* SUPPLIED MATERIAL *
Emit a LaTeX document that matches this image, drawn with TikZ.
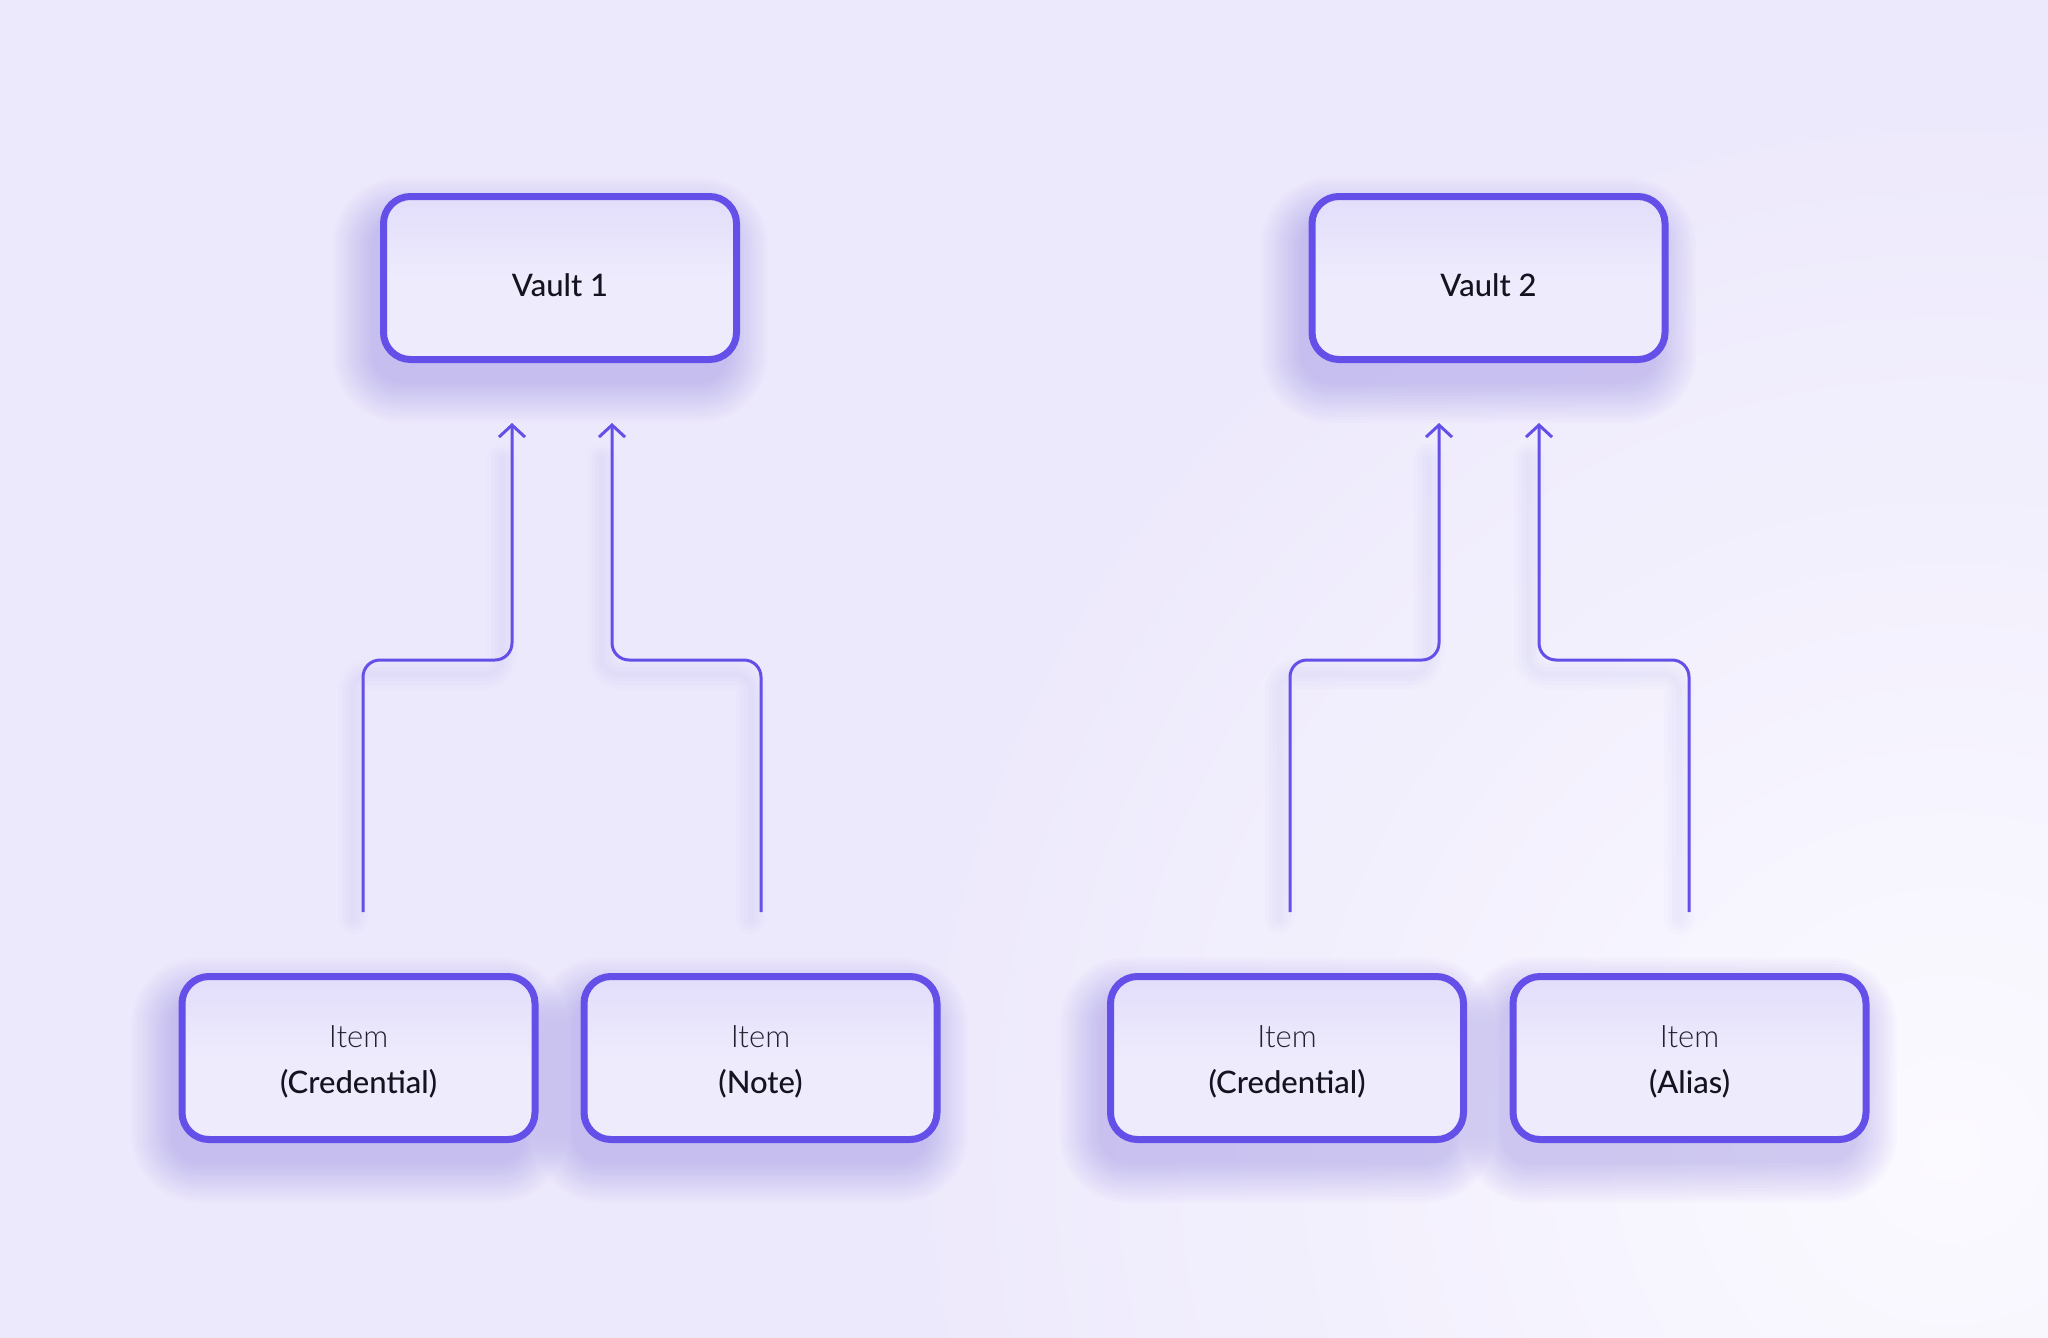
\documentclass[tikz,border=0pt]{standalone}
\usepackage{fontspec}
\setmainfont{Lato Medium}
\newfontfamily\lightf{Lato Light}
\usetikzlibrary{arrows.meta}
\definecolor{bgA}{HTML}{EDE9FC}
\definecolor{bgB}{HTML}{FBFAFF}
\definecolor{stroke}{HTML}{6450E8}
\definecolor{boxtop}{HTML}{E2DDFA}
\definecolor{boxbot}{HTML}{EEEBFD}
\definecolor{glowcol}{HTML}{7A68F0}
\definecolor{txt}{HTML}{15131F}
\definecolor{txtlight}{HTML}{24212F}
\newcommand\glowbox[4]{%
  \foreach \r in {2,5,...,41}{%
    \fill[glowcol, fill opacity=0.022, rounded corners=27+\r]
      (#1-\r-10,#2-\r+22) rectangle (#3+\r-10,#4+\r+22);
  }%
}
\tikzset{
  boxnode/.style={draw=stroke, line width=7pt, rounded corners=27pt,
    minimum width=353pt, minimum height=163pt, inner sep=0pt,
    path picture={\shade[top color=boxtop, bottom color=boxbot, middle color=boxbot]
      (path picture bounding box.north west) rectangle (path picture bounding box.south east);}},
  boxtext/.style={inner sep=0pt, text=txt, font=\fontsize{31}{46}\selectfont, align=center},
  conn/.style={draw=stroke, line width=3pt, rounded corners=17pt,
    -{Straight Barb[length=12pt,width=26pt]}},
  connglow/.style={draw=glowcol, line width=#1, rounded corners=17pt, draw opacity=0.018, line cap=round}
}
\begin{document}
\begin{tikzpicture}[x=1pt,y=-1pt]
\useasboundingbox (0,0) rectangle (2048,1338);
\fill[bgA] (0,0) rectangle (2048,1338);
\shade[inner color=bgB, outer color=bgA] (1950,1150) circle (1050);

% connector shadows
\begin{scope}[shift={(-10,14)}]
\foreach \w in {6pt,14pt,22pt,30pt}{
\draw[connglow=\w] (363,905) |- (437,660) -| (512,445);
\draw[connglow=\w] (761,905) |- (686,660) -| (612,445);
\draw[connglow=\w] (1290,905) |- (1364,660) -| (1439,445);
\draw[connglow=\w] (1689,905) |- (1614,660) -| (1539,445);
}
\end{scope}

% box glows
\glowbox{383.5}{196.5}{736.5}{359.5}
\glowbox{1312}{196.5}{1665}{359.5}
\glowbox{182}{976.5}{535}{1139.5}
\glowbox{584}{976.5}{937}{1139.5}
\glowbox{1110.5}{976.5}{1463.5}{1139.5}
\glowbox{1513}{976.5}{1866}{1139.5}

% boxes
\node[boxnode] (v1) at (560,278) {};
\node[boxnode] (v2) at (1488.5,278) {};
\node[boxnode] (i1) at (358.5,1058) {};
\node[boxnode] (i2) at (760.5,1058) {};
\node[boxnode] (i3) at (1287,1058) {};
\node[boxnode] (i4) at (1689.5,1058) {};

% texts
\node[boxtext] (v1t) at ([yshift=-7pt]v1.center) {Vault 1};
\node[boxtext] (v2t) at ([yshift=-7pt]v2.center) {Vault 2};
\node[boxtext] (i1t) at ([yshift=-4pt]i1.center) {{\lightf\color{txtlight}Item}\\(Credential)};
\node[boxtext] (i2t) at ([yshift=-4pt]i2.center) {{\lightf\color{txtlight}Item}\\(Note)};
\node[boxtext] (i3t) at ([yshift=-4pt]i3.center) {{\lightf\color{txtlight}Item}\\(Credential)};
\node[boxtext] (i4t) at ([yshift=-4pt]i4.center) {{\lightf\color{txtlight}Item}\\(Alias)};

% connector endpoints
\coordinate (s1) at (363,912);
\coordinate (s2) at (761,912);
\coordinate (s3) at (1290,912);
\coordinate (s4) at (1689,912);
\coordinate (b1) at (437,660);
\coordinate (b2) at (686,660);
\coordinate (b3) at (1364,660);
\coordinate (b4) at (1614,660);
\coordinate (t1) at (512,423);
\coordinate (t2) at (612,423);
\coordinate (t3) at (1439,423);
\coordinate (t4) at (1539,423);

\draw[conn] (s1) |- (b1) -| (t1);
\draw[conn] (s2) |- (b2) -| (t2);
\draw[conn] (s3) |- (b3) -| (t3);
\draw[conn] (s4) |- (b4) -| (t4);
\end{tikzpicture}
\end{document}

* STATED EXERCISE *
Restate the material word for word from its first line through the line containing "(1950,1150) circle (1050);", both included; the pictures do not belong in it.

* TASK OUTPUT *
Emit a LaTeX document that matches this image, drawn with TikZ.
\documentclass[tikz,border=0pt]{standalone}
\usepackage{fontspec}
\setmainfont{Lato Medium}
\newfontfamily\lightf{Lato Light}
\usetikzlibrary{arrows.meta}
\definecolor{bgA}{HTML}{EDE9FC}
\definecolor{bgB}{HTML}{FBFAFF}
\definecolor{stroke}{HTML}{6450E8}
\definecolor{boxtop}{HTML}{E2DDFA}
\definecolor{boxbot}{HTML}{EEEBFD}
\definecolor{glowcol}{HTML}{7A68F0}
\definecolor{txt}{HTML}{15131F}
\definecolor{txtlight}{HTML}{24212F}
\newcommand\glowbox[4]{%
  \foreach \r in {2,5,...,41}{%
    \fill[glowcol, fill opacity=0.022, rounded corners=27+\r]
      (#1-\r-10,#2-\r+22) rectangle (#3+\r-10,#4+\r+22);
  }%
}
\tikzset{
  boxnode/.style={draw=stroke, line width=7pt, rounded corners=27pt,
    minimum width=353pt, minimum height=163pt, inner sep=0pt,
    path picture={\shade[top color=boxtop, bottom color=boxbot, middle color=boxbot]
      (path picture bounding box.north west) rectangle (path picture bounding box.south east);}},
  boxtext/.style={inner sep=0pt, text=txt, font=\fontsize{31}{46}\selectfont, align=center},
  conn/.style={draw=stroke, line width=3pt, rounded corners=17pt,
    -{Straight Barb[length=12pt,width=26pt]}},
  connglow/.style={draw=glowcol, line width=#1, rounded corners=17pt, draw opacity=0.018, line cap=round}
}
\begin{document}
\begin{tikzpicture}[x=1pt,y=-1pt]
\useasboundingbox (0,0) rectangle (2048,1338);
\fill[bgA] (0,0) rectangle (2048,1338);
\shade[inner color=bgB, outer color=bgA] (1950,1150) circle (1050);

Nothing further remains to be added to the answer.